==== Records shown

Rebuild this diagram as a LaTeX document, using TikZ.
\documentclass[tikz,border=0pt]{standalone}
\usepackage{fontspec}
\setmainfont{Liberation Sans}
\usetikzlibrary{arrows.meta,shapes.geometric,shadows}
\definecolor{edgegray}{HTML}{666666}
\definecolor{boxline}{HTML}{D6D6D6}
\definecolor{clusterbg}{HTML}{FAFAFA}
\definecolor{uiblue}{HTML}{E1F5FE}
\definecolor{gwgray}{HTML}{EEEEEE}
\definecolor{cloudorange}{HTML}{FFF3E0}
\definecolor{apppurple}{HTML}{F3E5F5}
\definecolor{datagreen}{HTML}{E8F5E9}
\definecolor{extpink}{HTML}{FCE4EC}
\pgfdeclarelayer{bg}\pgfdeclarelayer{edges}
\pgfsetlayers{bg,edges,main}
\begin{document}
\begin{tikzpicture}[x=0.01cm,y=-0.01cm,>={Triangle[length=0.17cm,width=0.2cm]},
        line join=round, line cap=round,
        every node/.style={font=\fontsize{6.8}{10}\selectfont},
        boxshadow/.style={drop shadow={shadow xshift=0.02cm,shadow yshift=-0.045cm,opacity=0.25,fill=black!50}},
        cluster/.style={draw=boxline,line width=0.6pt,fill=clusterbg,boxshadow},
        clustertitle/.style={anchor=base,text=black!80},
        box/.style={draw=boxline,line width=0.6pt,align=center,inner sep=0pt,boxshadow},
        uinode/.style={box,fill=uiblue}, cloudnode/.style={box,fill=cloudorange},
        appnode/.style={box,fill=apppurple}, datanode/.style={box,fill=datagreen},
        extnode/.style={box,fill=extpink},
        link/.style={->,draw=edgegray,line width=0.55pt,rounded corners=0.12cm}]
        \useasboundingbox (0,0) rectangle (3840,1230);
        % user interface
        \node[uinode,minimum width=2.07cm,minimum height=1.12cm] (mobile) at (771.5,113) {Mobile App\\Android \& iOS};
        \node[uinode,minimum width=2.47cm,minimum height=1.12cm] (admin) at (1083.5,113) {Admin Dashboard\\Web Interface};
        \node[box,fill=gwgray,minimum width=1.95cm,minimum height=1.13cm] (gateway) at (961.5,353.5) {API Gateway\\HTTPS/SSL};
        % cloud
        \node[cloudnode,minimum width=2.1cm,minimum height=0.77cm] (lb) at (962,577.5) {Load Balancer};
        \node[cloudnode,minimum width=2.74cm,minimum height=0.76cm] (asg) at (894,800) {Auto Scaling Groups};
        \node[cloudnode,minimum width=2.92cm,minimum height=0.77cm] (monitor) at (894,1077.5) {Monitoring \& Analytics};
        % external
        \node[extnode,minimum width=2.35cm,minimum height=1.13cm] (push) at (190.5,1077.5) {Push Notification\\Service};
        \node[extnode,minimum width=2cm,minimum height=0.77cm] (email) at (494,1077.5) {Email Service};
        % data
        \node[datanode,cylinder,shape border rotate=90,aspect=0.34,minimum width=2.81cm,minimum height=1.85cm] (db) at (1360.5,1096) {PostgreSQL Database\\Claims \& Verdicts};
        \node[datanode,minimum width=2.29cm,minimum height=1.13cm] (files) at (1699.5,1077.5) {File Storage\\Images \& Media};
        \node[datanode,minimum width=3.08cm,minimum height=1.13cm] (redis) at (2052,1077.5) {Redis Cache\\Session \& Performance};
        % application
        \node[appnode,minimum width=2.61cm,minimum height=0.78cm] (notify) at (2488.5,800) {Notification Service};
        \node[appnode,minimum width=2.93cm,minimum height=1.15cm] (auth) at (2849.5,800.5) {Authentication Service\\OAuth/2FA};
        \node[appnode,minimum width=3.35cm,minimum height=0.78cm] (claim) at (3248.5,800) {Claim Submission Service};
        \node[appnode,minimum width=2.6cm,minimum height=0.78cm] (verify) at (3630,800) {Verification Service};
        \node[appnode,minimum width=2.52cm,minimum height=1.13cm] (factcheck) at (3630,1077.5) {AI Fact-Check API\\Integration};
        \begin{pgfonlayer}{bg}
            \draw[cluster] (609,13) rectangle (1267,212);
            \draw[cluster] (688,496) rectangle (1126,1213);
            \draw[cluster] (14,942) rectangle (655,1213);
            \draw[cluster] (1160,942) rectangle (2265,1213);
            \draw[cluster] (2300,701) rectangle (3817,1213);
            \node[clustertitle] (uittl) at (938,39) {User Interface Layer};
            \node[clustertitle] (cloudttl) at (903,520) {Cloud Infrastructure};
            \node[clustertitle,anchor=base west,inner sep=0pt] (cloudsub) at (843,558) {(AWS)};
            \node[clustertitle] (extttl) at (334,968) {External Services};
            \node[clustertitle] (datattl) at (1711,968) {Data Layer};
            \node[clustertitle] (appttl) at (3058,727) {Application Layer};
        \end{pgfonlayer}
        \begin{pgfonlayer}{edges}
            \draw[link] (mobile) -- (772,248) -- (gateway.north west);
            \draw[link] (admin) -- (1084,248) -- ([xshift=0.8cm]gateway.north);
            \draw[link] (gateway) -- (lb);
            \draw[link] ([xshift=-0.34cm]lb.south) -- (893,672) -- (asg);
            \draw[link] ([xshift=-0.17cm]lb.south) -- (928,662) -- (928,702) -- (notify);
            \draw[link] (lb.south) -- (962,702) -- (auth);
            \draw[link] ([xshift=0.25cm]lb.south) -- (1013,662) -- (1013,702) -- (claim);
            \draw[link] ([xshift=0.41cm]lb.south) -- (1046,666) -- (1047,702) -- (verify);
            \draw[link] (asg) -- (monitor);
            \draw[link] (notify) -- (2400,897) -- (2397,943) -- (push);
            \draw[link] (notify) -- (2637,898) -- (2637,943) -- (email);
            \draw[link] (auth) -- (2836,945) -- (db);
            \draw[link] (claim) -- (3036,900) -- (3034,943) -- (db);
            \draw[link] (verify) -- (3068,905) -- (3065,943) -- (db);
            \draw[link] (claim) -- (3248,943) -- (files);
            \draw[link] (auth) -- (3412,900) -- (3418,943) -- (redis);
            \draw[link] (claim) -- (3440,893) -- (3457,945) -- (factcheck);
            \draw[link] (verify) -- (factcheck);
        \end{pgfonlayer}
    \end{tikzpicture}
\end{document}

========
==== Records shown

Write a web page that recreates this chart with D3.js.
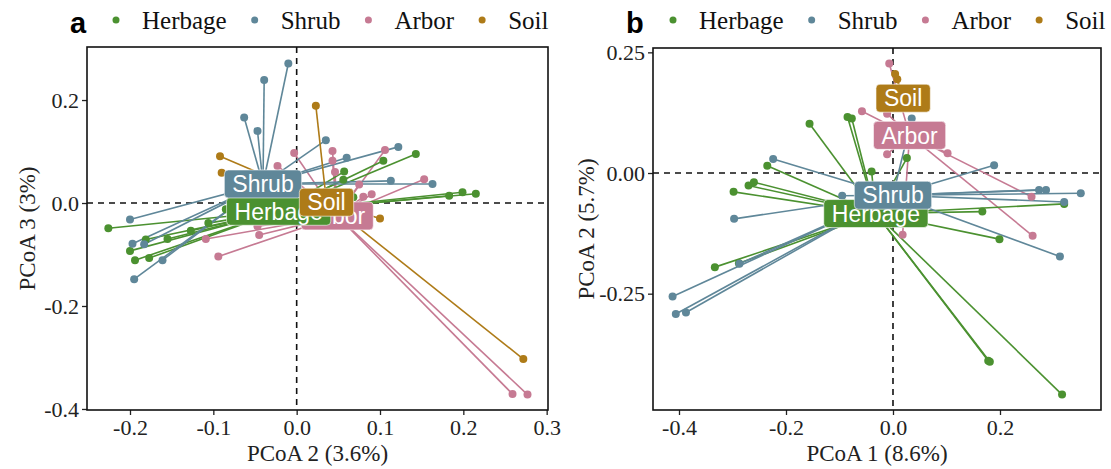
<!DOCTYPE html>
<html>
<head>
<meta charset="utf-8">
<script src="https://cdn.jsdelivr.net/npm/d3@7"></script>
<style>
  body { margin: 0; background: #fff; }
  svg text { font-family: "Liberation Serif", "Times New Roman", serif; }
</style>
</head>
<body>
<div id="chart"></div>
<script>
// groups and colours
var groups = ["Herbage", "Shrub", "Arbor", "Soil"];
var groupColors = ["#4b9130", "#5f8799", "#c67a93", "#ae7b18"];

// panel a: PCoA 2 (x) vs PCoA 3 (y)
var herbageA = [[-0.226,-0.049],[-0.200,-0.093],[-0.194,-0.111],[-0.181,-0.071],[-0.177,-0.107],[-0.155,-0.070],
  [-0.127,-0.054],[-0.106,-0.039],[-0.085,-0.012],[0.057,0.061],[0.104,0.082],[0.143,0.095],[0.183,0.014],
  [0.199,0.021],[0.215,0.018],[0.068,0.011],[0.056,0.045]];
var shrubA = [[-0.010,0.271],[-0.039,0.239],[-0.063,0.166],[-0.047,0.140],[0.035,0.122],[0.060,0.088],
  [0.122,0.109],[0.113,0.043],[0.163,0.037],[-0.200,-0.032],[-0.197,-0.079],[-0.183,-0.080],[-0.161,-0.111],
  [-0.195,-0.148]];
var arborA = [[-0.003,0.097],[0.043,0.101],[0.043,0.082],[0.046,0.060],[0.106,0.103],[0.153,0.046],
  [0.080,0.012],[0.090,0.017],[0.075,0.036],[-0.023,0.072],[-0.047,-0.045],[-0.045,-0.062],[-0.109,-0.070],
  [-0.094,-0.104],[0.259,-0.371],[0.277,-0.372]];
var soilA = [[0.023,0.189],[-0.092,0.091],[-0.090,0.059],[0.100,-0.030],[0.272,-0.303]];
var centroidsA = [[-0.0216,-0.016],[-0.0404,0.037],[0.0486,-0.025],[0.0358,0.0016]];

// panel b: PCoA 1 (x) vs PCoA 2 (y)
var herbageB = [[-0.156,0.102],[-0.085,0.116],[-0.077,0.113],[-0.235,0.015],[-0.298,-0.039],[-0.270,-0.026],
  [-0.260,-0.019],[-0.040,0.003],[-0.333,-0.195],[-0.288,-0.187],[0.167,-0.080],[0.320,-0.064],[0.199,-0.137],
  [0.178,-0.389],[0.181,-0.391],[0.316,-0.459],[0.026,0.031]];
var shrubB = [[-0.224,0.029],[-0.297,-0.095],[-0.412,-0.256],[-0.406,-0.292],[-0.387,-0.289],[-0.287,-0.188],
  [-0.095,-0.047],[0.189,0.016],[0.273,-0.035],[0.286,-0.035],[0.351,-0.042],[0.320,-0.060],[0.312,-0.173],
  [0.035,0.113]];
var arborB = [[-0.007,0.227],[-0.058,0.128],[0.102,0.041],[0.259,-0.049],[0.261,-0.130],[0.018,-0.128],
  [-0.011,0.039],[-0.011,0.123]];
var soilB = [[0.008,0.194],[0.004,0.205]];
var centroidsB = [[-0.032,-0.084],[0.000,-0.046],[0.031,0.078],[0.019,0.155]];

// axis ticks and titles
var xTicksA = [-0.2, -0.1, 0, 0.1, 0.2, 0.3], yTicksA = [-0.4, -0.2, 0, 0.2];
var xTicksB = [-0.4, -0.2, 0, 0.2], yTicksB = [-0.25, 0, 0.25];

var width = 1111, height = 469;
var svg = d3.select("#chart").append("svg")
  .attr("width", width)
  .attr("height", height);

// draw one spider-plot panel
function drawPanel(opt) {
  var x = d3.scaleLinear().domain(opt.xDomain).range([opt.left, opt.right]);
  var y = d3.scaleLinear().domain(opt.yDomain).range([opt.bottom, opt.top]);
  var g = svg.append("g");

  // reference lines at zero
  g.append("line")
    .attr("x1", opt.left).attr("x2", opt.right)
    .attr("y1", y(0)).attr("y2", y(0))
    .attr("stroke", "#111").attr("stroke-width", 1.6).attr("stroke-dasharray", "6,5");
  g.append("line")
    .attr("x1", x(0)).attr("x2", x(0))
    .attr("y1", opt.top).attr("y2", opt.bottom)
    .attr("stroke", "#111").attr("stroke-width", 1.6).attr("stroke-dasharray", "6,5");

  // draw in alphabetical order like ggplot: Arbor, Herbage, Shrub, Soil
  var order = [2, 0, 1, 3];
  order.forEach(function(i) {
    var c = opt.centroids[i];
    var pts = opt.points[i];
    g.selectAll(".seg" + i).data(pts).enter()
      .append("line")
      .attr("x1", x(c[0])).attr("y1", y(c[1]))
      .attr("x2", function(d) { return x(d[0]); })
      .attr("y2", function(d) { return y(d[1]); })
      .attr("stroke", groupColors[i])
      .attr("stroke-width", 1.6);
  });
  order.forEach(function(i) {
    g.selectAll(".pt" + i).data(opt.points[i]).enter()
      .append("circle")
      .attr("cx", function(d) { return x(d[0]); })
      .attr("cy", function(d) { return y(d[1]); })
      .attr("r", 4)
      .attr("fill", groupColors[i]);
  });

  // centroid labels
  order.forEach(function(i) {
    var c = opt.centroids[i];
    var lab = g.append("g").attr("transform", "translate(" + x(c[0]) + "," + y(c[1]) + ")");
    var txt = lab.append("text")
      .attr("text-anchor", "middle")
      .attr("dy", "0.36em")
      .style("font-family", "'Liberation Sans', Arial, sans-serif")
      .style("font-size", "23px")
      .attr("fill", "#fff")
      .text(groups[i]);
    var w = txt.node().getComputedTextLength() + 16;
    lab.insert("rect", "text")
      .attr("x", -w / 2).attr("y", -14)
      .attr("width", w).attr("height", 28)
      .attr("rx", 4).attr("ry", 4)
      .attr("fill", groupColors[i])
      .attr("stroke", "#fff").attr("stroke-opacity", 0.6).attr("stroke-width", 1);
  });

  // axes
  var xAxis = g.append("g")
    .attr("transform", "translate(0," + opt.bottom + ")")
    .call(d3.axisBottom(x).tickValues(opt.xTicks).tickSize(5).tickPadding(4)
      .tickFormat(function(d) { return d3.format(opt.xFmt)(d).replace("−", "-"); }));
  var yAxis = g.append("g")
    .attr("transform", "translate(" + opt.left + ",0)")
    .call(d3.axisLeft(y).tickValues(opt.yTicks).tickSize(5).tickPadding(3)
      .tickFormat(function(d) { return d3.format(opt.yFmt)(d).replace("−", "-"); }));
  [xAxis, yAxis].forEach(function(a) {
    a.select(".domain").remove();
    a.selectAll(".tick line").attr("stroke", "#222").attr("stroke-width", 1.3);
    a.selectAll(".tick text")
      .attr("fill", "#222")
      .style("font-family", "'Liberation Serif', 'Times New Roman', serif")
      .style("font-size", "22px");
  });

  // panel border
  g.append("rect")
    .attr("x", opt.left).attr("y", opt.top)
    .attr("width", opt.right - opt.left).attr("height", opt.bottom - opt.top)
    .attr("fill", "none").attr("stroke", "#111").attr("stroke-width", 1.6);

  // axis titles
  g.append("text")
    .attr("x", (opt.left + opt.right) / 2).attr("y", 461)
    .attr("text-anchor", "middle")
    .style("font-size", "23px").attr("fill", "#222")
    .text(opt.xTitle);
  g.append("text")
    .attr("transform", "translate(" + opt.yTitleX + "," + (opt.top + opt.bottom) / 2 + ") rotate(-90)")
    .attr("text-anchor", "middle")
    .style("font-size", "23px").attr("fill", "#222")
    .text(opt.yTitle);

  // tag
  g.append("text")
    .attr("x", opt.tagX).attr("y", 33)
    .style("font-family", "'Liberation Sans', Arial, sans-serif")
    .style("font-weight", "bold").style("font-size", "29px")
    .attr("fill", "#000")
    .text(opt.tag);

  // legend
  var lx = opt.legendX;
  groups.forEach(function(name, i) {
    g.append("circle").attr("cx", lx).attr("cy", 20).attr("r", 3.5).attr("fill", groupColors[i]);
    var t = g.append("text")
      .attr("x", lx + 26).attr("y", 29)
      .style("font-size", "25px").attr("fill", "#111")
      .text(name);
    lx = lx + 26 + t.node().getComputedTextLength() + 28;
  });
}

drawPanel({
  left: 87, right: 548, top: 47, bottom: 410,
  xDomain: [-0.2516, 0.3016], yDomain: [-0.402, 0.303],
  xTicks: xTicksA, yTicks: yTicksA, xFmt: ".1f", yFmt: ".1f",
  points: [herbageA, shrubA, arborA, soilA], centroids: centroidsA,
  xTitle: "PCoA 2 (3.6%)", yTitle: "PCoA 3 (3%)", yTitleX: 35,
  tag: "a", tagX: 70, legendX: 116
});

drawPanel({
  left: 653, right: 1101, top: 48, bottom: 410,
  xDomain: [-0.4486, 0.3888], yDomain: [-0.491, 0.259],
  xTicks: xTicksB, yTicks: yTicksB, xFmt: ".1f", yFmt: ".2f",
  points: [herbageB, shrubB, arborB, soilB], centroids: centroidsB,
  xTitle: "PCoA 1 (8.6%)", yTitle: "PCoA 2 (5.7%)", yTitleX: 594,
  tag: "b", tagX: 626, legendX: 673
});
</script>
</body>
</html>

========

→ Exercise objective:
Select and copy every line of the material that holds the string "this".

→ Written reply:
Rebuild this diagram as a LaTeX document, using TikZ.
Write a web page that recreates this chart with D3.js.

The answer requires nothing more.